→ DATA FOR THIS TASK

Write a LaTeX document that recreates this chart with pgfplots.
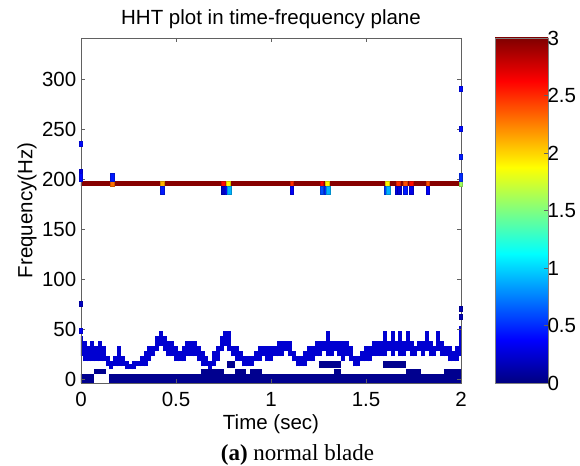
* * *
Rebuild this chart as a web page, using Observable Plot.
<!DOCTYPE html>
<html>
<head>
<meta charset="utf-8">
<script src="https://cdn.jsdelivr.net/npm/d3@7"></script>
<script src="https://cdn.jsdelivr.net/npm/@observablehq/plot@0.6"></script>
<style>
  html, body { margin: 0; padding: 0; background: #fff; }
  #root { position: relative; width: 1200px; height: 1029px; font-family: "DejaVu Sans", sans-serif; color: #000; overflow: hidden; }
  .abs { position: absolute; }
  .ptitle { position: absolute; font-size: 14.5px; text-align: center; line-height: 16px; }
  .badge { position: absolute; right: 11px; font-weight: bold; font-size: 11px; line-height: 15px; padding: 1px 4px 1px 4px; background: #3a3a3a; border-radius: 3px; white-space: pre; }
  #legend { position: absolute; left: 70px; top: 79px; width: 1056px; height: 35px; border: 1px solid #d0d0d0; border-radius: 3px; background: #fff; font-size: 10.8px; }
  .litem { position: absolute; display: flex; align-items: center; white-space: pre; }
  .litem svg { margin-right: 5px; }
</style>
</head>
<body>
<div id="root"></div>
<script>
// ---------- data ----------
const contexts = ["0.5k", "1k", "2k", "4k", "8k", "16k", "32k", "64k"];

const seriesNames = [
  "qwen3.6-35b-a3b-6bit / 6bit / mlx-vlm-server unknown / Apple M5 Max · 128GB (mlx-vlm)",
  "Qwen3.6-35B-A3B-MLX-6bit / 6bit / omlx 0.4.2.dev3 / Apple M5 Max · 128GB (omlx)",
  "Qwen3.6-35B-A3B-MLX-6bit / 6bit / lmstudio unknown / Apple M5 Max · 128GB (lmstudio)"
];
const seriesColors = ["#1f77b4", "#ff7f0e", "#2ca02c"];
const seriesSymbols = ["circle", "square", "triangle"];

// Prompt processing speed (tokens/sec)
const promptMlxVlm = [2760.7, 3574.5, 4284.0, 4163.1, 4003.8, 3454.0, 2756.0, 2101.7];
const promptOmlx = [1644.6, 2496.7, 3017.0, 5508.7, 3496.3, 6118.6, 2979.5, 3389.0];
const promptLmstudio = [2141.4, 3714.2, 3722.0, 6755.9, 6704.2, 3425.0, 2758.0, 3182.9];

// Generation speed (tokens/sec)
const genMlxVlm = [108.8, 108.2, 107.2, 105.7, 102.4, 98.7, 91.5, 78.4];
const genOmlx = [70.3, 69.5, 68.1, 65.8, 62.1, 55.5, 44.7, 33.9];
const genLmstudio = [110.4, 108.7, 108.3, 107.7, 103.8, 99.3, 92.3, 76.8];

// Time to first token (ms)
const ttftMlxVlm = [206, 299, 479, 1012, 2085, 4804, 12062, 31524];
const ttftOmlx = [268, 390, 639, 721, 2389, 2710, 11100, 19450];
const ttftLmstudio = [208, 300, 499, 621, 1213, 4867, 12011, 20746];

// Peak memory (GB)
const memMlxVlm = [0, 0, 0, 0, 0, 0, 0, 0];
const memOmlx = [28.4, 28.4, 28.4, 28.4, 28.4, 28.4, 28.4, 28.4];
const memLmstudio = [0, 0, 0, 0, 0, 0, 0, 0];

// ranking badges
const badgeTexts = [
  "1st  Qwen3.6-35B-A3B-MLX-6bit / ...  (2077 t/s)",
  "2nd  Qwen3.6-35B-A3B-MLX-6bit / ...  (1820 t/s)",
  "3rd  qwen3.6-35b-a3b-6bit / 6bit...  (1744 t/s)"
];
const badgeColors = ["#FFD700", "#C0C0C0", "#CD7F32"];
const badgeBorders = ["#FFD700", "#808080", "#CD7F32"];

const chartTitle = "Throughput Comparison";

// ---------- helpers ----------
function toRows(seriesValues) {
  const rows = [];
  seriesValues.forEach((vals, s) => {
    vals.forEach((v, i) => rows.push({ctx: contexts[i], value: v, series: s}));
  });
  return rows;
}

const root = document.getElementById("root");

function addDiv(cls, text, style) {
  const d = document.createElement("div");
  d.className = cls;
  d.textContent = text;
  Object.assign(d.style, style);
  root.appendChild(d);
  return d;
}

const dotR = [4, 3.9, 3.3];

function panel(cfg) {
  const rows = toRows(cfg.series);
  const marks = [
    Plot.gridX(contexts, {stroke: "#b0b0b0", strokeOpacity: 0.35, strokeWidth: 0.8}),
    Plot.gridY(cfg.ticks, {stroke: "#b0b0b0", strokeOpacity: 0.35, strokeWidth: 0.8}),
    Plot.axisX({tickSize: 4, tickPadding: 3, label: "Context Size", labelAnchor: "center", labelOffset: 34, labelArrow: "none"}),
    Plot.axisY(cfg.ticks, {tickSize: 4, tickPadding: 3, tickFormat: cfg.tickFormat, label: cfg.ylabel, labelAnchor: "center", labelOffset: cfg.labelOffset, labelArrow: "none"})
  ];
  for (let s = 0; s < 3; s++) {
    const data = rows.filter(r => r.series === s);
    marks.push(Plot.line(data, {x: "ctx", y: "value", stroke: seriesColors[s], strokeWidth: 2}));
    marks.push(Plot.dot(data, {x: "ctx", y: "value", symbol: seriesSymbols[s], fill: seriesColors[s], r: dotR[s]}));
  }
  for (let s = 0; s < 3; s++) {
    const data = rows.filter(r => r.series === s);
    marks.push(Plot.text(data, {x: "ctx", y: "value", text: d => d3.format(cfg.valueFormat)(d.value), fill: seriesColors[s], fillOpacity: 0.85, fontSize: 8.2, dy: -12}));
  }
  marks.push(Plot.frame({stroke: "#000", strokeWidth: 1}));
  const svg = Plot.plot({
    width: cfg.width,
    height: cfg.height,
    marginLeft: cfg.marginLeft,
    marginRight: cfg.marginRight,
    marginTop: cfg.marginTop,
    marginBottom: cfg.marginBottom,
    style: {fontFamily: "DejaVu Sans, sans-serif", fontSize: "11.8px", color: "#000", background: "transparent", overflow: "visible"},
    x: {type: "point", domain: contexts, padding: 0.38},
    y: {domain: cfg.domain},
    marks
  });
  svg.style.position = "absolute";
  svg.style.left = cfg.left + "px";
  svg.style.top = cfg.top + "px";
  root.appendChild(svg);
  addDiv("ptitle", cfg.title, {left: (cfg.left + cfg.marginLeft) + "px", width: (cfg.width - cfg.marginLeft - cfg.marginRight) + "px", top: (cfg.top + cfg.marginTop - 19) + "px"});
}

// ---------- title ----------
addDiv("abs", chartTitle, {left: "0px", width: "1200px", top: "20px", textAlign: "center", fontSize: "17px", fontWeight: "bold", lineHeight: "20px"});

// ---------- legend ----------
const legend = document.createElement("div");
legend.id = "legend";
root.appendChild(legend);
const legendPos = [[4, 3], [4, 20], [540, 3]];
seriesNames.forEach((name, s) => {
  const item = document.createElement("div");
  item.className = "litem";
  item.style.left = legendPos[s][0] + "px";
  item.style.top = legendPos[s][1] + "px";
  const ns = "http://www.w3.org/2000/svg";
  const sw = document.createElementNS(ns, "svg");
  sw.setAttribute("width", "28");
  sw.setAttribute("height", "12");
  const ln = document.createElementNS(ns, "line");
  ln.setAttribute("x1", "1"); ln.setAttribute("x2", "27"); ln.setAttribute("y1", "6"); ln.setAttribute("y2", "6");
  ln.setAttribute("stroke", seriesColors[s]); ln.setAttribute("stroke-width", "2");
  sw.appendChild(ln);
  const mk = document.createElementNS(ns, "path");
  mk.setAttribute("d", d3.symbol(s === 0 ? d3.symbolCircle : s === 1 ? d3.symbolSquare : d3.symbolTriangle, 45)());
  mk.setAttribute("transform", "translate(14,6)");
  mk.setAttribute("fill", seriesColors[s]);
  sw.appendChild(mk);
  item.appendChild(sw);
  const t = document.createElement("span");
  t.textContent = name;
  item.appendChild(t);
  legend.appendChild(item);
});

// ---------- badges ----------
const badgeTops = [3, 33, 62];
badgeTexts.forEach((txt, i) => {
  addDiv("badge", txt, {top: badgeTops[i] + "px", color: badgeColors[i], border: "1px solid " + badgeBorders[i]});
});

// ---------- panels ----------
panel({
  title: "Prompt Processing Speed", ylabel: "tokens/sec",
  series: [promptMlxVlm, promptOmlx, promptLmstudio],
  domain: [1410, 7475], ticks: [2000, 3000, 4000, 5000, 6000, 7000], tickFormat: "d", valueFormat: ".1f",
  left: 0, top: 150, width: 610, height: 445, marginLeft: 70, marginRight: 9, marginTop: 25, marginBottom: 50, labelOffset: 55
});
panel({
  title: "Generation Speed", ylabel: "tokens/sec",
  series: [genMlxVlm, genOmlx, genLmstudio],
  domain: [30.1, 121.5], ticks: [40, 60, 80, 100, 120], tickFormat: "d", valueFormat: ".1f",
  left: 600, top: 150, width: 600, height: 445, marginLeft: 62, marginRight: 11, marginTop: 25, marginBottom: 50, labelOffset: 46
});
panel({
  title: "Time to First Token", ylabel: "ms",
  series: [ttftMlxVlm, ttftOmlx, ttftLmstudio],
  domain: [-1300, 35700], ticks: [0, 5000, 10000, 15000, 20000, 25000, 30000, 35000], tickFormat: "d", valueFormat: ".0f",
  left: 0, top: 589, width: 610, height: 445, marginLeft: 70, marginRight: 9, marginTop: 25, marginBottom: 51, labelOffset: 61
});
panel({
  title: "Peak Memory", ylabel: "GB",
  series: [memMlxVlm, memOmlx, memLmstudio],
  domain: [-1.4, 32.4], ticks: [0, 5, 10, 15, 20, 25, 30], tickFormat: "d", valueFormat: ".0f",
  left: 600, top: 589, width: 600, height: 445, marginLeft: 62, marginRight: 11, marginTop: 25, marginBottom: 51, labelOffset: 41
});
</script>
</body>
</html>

→ WHAT IS EXPECTED
Pick out the lines that have the word "document". Copy them all.

→ EXERCISE OUTPUT
Write a LaTeX document that recreates this chart with pgfplots.
const root = document.getElementById("root");
  const d = document.createElement("div");
const legend = document.createElement("div");
  const item = document.createElement("div");
  const sw = document.createElementNS(ns, "svg");
  const ln = document.createElementNS(ns, "line");
  const mk = document.createElementNS(ns, "path");
  const t = document.createElement("span");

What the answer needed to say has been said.